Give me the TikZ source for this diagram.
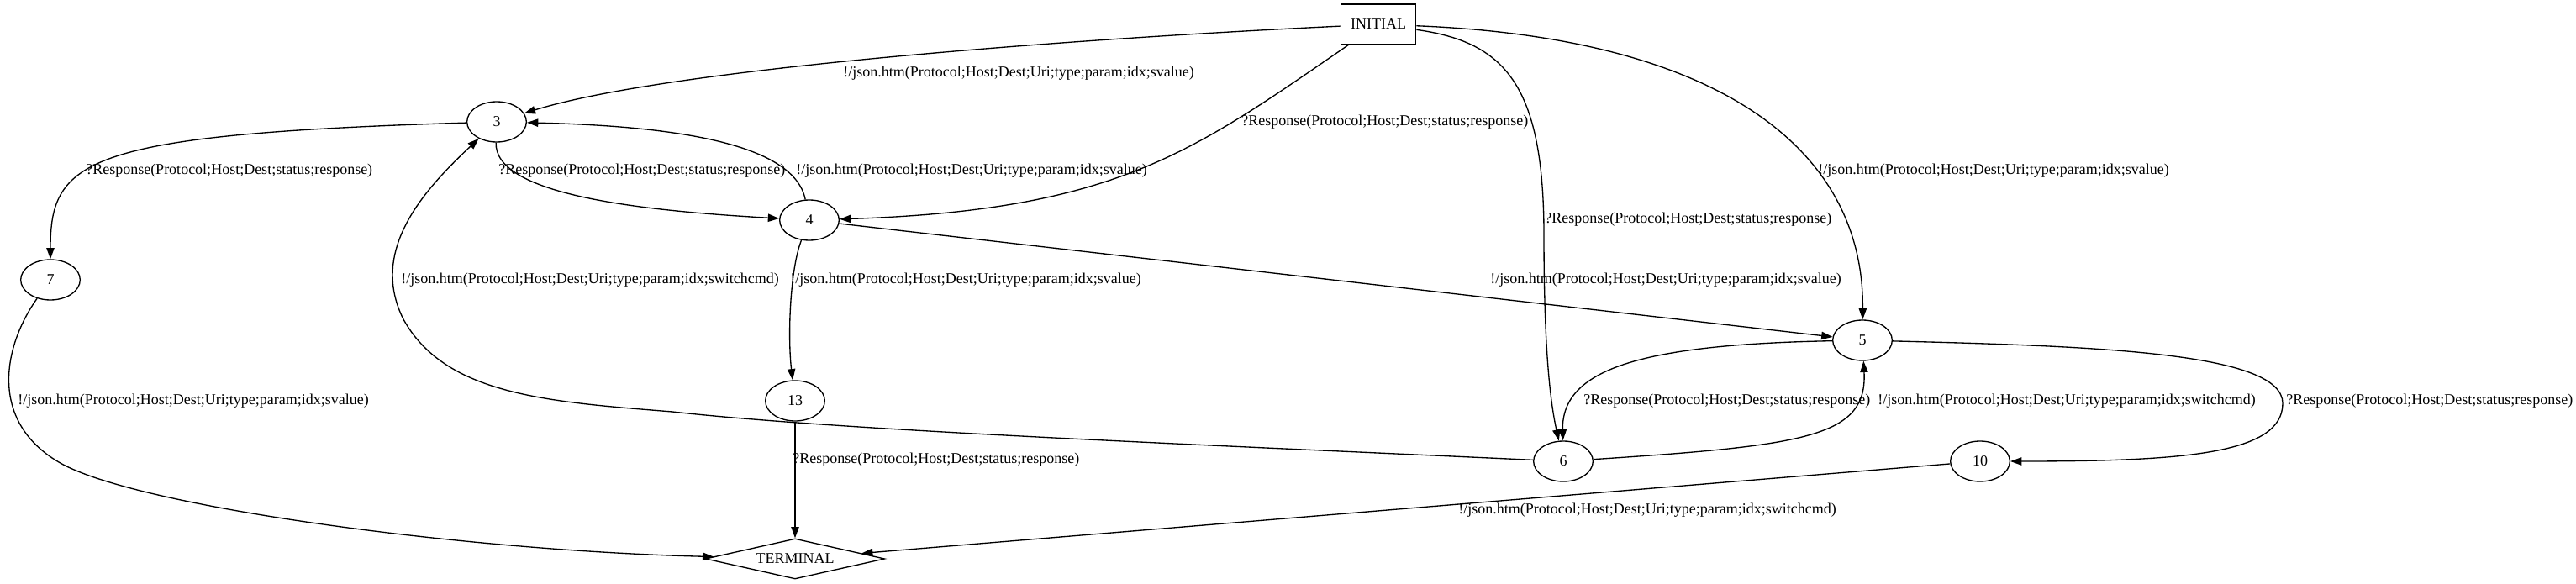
\documentclass[tikz,border=0pt]{standalone}
\usepackage{fontspec}
\setmainfont{Liberation Serif}
\usetikzlibrary{shapes.geometric}
\usetikzlibrary{arrows.meta}
\newcommand{\jsonSv}{!/json.htm(Protocol;Host;Dest;Uri;type;param;idx;svalue)}
\newcommand{\jsonSw}{!/json.htm(Protocol;Host;Dest;Uri;type;param;idx;switchcmd)}
\newcommand{\respLbl}{?Response(Protocol;Host;Dest;status;response)}
\tikzset{
  stateNode/.style={draw, ellipse, line width=1pt, minimum width=53pt, minimum height=36pt, inner sep=0pt},
  startNode/.style={draw, rectangle, line width=1pt, minimum width=67pt, minimum height=36pt, inner sep=0pt},
  endNode/.style={draw, diamond, aspect=4.44, line width=1pt, minimum width=160pt, minimum height=36pt, inner sep=0pt},
  trans/.style={line width=1pt, -{Triangle[length=10pt,width=7pt]}},
  edgeLbl/.style={anchor=west, inner sep=0pt}
}

\begin{document}
\begin{tikzpicture}[x=0.75pt, y=-0.75pt, font=\fontsize{13.5pt}{16pt}\selectfont]
\useasboundingbox (0,0) rectangle (3065,695);
% states
\node[startNode] (init) at (1640,29) {INITIAL};
\node[stateNode] (n3) at (591,145) {3};
\node[stateNode] (n4) at (963,262) {4};
\node[stateNode] (n7) at (60,333) {7};
\node[stateNode] (n13) at (946,477) {13};
\node[stateNode] (n5) at (2216,405) {5};
\node[stateNode] (n6) at (1860,549) {6};
\node[stateNode] (n10) at (2356,549) {10};
\node[endNode] (term) at (946,665) {TERMINAL};

% from INITIAL
\draw[trans] (init) .. controls (1300,45) and (800,80) .. (n3);
\draw[trans] (init) .. controls (1420,180) and (1330,250) .. (n4);
\draw[trans] (init) .. controls (1790,50) and (1837,100) .. (1837,280) .. controls (1837,420) and (1845,480) .. (n6);
\draw[trans] (init) .. controls (2050,45) and (2218,180) .. (n5);
% from 3 and 4
\draw[trans] (n3) .. controls (100,160) and (60,190) .. (n7);
\draw[trans] (n3) .. controls (588,230) and (750,250) .. (n4);
\draw[trans] (n4) .. controls (945,170) and (800,150) .. (n3);
\draw[trans] (n4) .. controls (940,320) and (937,400) .. (n13);
\draw[trans] (n4) -- (n5);
% from 5 and 6
\draw[trans] (n6) .. controls (1400,528) and (1000,512) .. (800,490) .. controls (650,478) and (530,470) .. (480,380) .. controls (440,300) and (500,230) .. (n3);
\draw[trans] (n5) .. controls (1950,410) and (1858,440) .. (n6);
\draw[trans] (n6) .. controls (2150,530) and (2222,520) .. (n5);
\draw[trans] (n5) .. controls (2500,412) and (2716,420) .. (2716,480) .. controls (2716,540) and (2600,549) .. (n10);
% to TERMINAL
\draw[trans] (n10) -- (term);
\draw[trans] (n13) -- (term);
\draw[trans] (n7) .. controls (5,410) and (-15,500) .. (70,550) .. controls (160,603) and (550,655) .. (term);

% labels
\node[edgeLbl] (l1) at (1003,87) {\jsonSv};
\node[edgeLbl] (l2) at (1477,145) {\respLbl};
\node[edgeLbl] (l3) at (1838,261) {\respLbl};
\node[edgeLbl] (l4) at (2163,203) {\jsonSv};
\node[edgeLbl] (l5) at (102,203) {\respLbl};
\node[edgeLbl] (l6) at (593,203) {\respLbl};
\node[edgeLbl] (l7) at (947,203) {\jsonSv};
\node[edgeLbl] (l8) at (940,333) {\jsonSv};
\node[edgeLbl] (l9) at (1773,333) {\jsonSv};
\node[edgeLbl] (l10) at (477,333) {\jsonSw};
\node[edgeLbl] (l11) at (1884,477) {\respLbl};
\node[edgeLbl] (l12) at (2234,477) {\jsonSw};
\node[edgeLbl] (l13) at (2720,477) {\respLbl};
\node[edgeLbl] (l14) at (1735,607) {\jsonSw};
\node[edgeLbl] (l15) at (943,547) {\respLbl};
\node[edgeLbl] (l16) at (21,477) {\jsonSv};
\end{tikzpicture}
\end{document}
========================================
§ Task description:
Pictures are excluded: retype only the lines from the beginning of the listing above through the line with "(term) at (946,665)", both included.

§ Result for this exercise:
Give me the TikZ source for this diagram.
\documentclass[tikz,border=0pt]{standalone}
\usepackage{fontspec}
\setmainfont{Liberation Serif}
\usetikzlibrary{shapes.geometric}
\usetikzlibrary{arrows.meta}
\newcommand{\jsonSv}{!/json.htm(Protocol;Host;Dest;Uri;type;param;idx;svalue)}
\newcommand{\jsonSw}{!/json.htm(Protocol;Host;Dest;Uri;type;param;idx;switchcmd)}
\newcommand{\respLbl}{?Response(Protocol;Host;Dest;status;response)}
\tikzset{
  stateNode/.style={draw, ellipse, line width=1pt, minimum width=53pt, minimum height=36pt, inner sep=0pt},
  startNode/.style={draw, rectangle, line width=1pt, minimum width=67pt, minimum height=36pt, inner sep=0pt},
  endNode/.style={draw, diamond, aspect=4.44, line width=1pt, minimum width=160pt, minimum height=36pt, inner sep=0pt},
  trans/.style={line width=1pt, -{Triangle[length=10pt,width=7pt]}},
  edgeLbl/.style={anchor=west, inner sep=0pt}
}

\begin{document}
\begin{tikzpicture}[x=0.75pt, y=-0.75pt, font=\fontsize{13.5pt}{16pt}\selectfont]
\useasboundingbox (0,0) rectangle (3065,695);
% states
\node[startNode] (init) at (1640,29) {INITIAL};
\node[stateNode] (n3) at (591,145) {3};
\node[stateNode] (n4) at (963,262) {4};
\node[stateNode] (n7) at (60,333) {7};
\node[stateNode] (n13) at (946,477) {13};
\node[stateNode] (n5) at (2216,405) {5};
\node[stateNode] (n6) at (1860,549) {6};
\node[stateNode] (n10) at (2356,549) {10};
\node[endNode] (term) at (946,665) {TERMINAL};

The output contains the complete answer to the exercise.